A mortgagor’s rights as an encumbrancer are typically protected—the courts tend to approve a bank’s foreclose of a property of a defaulted borrower, and usually on summary judgement (without trial)—unless the mortgagor had Constructive Notice of some sort of fraud involved in the transaction.

“Constructive Notice” is a legal presumption of prior knowledge, here meaning that the mortgager was either aware, or should have been aware, of facts that would lead a reasonable, prudent lender to inquire into the circumstances of the transaction.

If an inquiry would have revealed evidence of fraud, the lender can’t simply deny knowledge of it, because it was their legal duty to perform due diligence. If the lender is found to have Constructive Notice, it could free the mortgagee of the encumbrance and potentially even nullify the mortgage.

In a recent foreclosure defense case, VMM represented the owner of a residential property who defaulted in mortgage payments and a foreclosure case was commenced against him.

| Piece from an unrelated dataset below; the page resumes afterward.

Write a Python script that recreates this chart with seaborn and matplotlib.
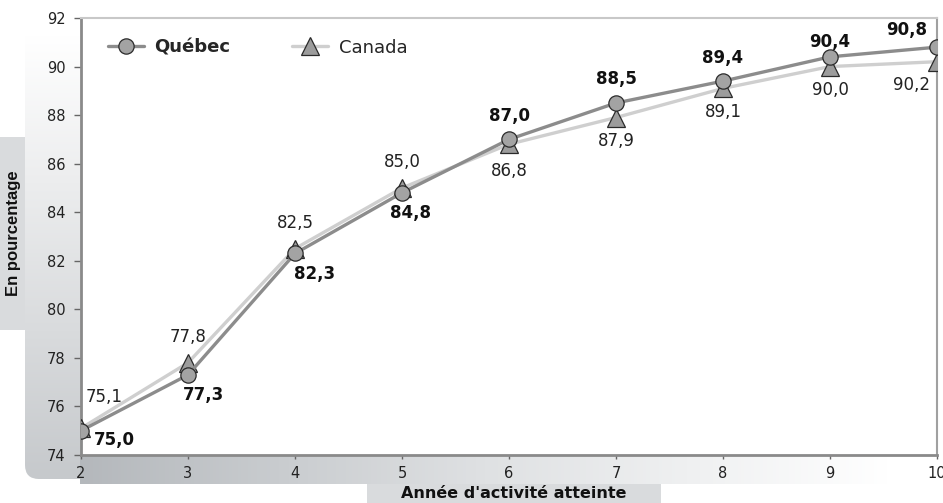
import numpy as np
import matplotlib
matplotlib.use("Agg")
import matplotlib.pyplot as plt
import pandas as pd
import seaborn as sns
from matplotlib.patches import Rectangle, FancyBboxPatch

# données
annees = [2, 3, 4, 5, 6, 7, 8, 9, 10]
quebec = [75.0, 77.3, 82.3, 84.8, 87.0, 88.5, 89.4, 90.4, 90.8]
canada = [75.1, 77.8, 82.5, 85.0, 86.8, 87.9, 89.1, 90.0, 90.2]
y_ticks = [74, 76, 78, 80, 82, 84, 86, 88, 90, 92]

sns.set_theme(style="white")
plt.rcParams['font.family'] = ['DejaVu Sans']

W, H = 943, 503
fig = plt.figure(figsize=(W / 100, H / 100), dpi=100)

# fond décoratif (coordonnées en pixels)
bg = fig.add_axes([0, 0, 1, 1], zorder=0)
bg.set_xlim(0, W)
bg.set_ylim(H, 0)
bg.axis("off")

# colonne des étiquettes de l'axe Y (dégradé vertical, coin arrondi)
grad_v = np.linspace(0, 1, 256).reshape(-1, 1)
cmap_v = matplotlib.colors.LinearSegmentedColormap.from_list("v", ["#ffffff", "#c6c9cc"])
im = bg.imshow(grad_v, cmap=cmap_v, extent=[25, 81, 479, 35], aspect="auto", zorder=1)
clip = FancyBboxPatch((25, -30), 80, 509, boxstyle="round,pad=0,rounding_size=14",
                      transform=bg.transData, facecolor="none", edgecolor="none")
bg.add_patch(clip)
im.set_clip_path(clip)

# boîte du titre Y
bg.add_patch(Rectangle((0, 137), 25, 193, facecolor="#d9dbdd", edgecolor="none", zorder=2))

# bande sous l'axe X (dégradé horizontal)
grad_h = np.linspace(0, 1, 256).reshape(1, -1)
cmap_h = matplotlib.colors.LinearSegmentedColormap.from_list("h", ["#b4b8bc", "#dfe1e3", "#ffffff"])
bg.imshow(grad_h, cmap=cmap_h, extent=[80, 890, 484, 456], aspect="auto", zorder=1)

# boîte du titre X
bg.add_patch(Rectangle((367, 484), 294, 19, facecolor="#d9dbdd", edgecolor="none", zorder=2))
bg.set_xlim(0, W)
bg.set_ylim(H, 0)

# graphique principal
ax = fig.add_axes([81 / W, (H - 455) / H, (937 - 81) / W, (455 - 18) / H], zorder=1)
ax.set_facecolor("white")

df = pd.DataFrame({"annee": annees, "Québec": quebec, "Canada": canada})

sns.lineplot(data=df, x="annee", y="Canada", ax=ax, color="#cfcfcf", linewidth=2.4,
             marker="^", markersize=13, markerfacecolor="#9c9c9c",
             markeredgecolor="#2a2a2a", markeredgewidth=0.9, label="Canada", zorder=3)
sns.lineplot(data=df, x="annee", y="Québec", ax=ax, color="#8c8c8c", linewidth=2.4,
             marker="o", markersize=11, markerfacecolor="#a3a3a3",
             markeredgecolor="#2a2a2a", markeredgewidth=0.9, label="Québec", zorder=4)

ax.set_xlim(2, 10)
ax.set_ylim(74, 92)
ax.set_xticks(annees)
ax.set_yticks(y_ticks)
ax.tick_params(axis="both", labelsize=10.5, colors="#222222")
ax.tick_params(axis="y", direction="out", length=5, width=1, color="#666666", left=True, pad=6)
ax.tick_params(axis="x", direction="out", length=3, width=1, color="#666666", bottom=True, pad=5)

for s in ["left", "bottom"]:
    ax.spines[s].set_color("#8a8a8a")
    ax.spines[s].set_linewidth(2)
ax.spines["top"].set_color("#c8c8c8")
ax.spines["top"].set_linewidth(1.5)
ax.spines["right"].set_color("#a0a0a0")
ax.spines["right"].set_linewidth(1.5)

ax.set_xlabel("Année d'activité atteinte", fontsize=11.5, fontweight="bold", color="#111111")
ax.xaxis.set_label_coords(0.505, -0.071)
ax.set_ylabel("En pourcentage", fontsize=12, fontweight="bold", color="#111111",
              family=["Liberation Sans Narrow", "Liberation Sans", "DejaVu Sans"], va="center")
ax.yaxis.set_label_coords(-0.079, 0.508)

# étiquettes des valeurs
def fmt(v):
    return f"{v:.1f}".replace(".", ",")

n = len(annees)
for i, (x, q, c) in enumerate(zip(annees, quebec, canada)):
    if i == 0:
        pq, pc = (9, 0, "left"), (3, 16, "left")
    elif i == n - 1:
        pq, pc = (-7, 5.5, "right"), (-5, -10, "right")
    elif i < 4:
        pq = ({1: 11, 2: 14, 3: 6}[i], -8, "center")
        pc = (0, 12, "center")
    else:
        pq = (0, 4.5 if i == 7 else 10.5, "center")
        pc = (0, -13 if i == 4 else -10.5, "center")
    ax.annotate(fmt(q), (x, q), xytext=pq[:2], textcoords="offset points",
                ha=pq[2], va="bottom" if pq[1] > 0 else "top",
                fontsize=12, fontweight="bold", color="#111111")
    ax.annotate(fmt(c), (x, c), xytext=pc[:2], textcoords="offset points",
                ha=pc[2], va="bottom" if pc[1] > 0 else "top",
                fontsize=12, color="#222222")

handles, labels = ax.get_legend_handles_labels()
order = [labels.index("Québec"), labels.index("Canada")]
leg = ax.legend([handles[k] for k in order], [labels[k] for k in order],
                loc="upper left", bbox_to_anchor=(0.012, 0.99), ncol=2, frameon=False,
                fontsize=13, handlelength=2.0, columnspacing=3.4, handletextpad=0.6)
for t in leg.get_texts():
    if t.get_text() == "Québec":
        t.set_fontweight("bold")

fig.savefig("out.png", dpi=100)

The homeowner was then approached by three co-conspirators: a private lending company loan officer, a short sales specialist, and an attorney. Claiming to have helped many people in his position save their homes, they advised him that, through the use of a short sale (an asking price lower than the amount due on the mortgage), he’d be able to avoid foreclosure and save hundreds of thousands of dollars with a new mortgage. Since these were all licensed professionals, the homeowner believed them.

The trio set forth an elaborate plan, arranging the short sale and forming a corporation to purchase the property, assuring the homeowner of a satisfied prior mortgage and a new, much more affordable mortgage. They were then able to obtain the original bank’s consent to the sale.

At the closing, the attorney had the homeowner sign documents without providing any explanation of their nature. When the transaction was finished, the homeowner ended up in a new, hard money loan, with his property used as collateral. It had a 12% interest rate, which matured in one year for even more money. “Rehabilitation” funds were paid out to various entities and parties.

When the homeowner inevitably defaulted on this loan, the lending company brought a foreclosure proceeding and moved for summary judgment.

VMM argued that the lender was not a good faith encumbrancer. For one, the firm argued that a reasonably prudent lender would have inquired about the $174,000 earmarked for rehabilitation and yet distributed to parties at the closing table, having nothing to do with rehabilitating the property. The court agreed, finding that they had Constructive Notice.

It is a bank’s, or any lender’s, legal obligation to perform due diligence for every mortgage, certainly in cases of foreclosure. If they fail to do so, a defaulted homeowner may be able to retain their property as well as be free and clear of their mortgage.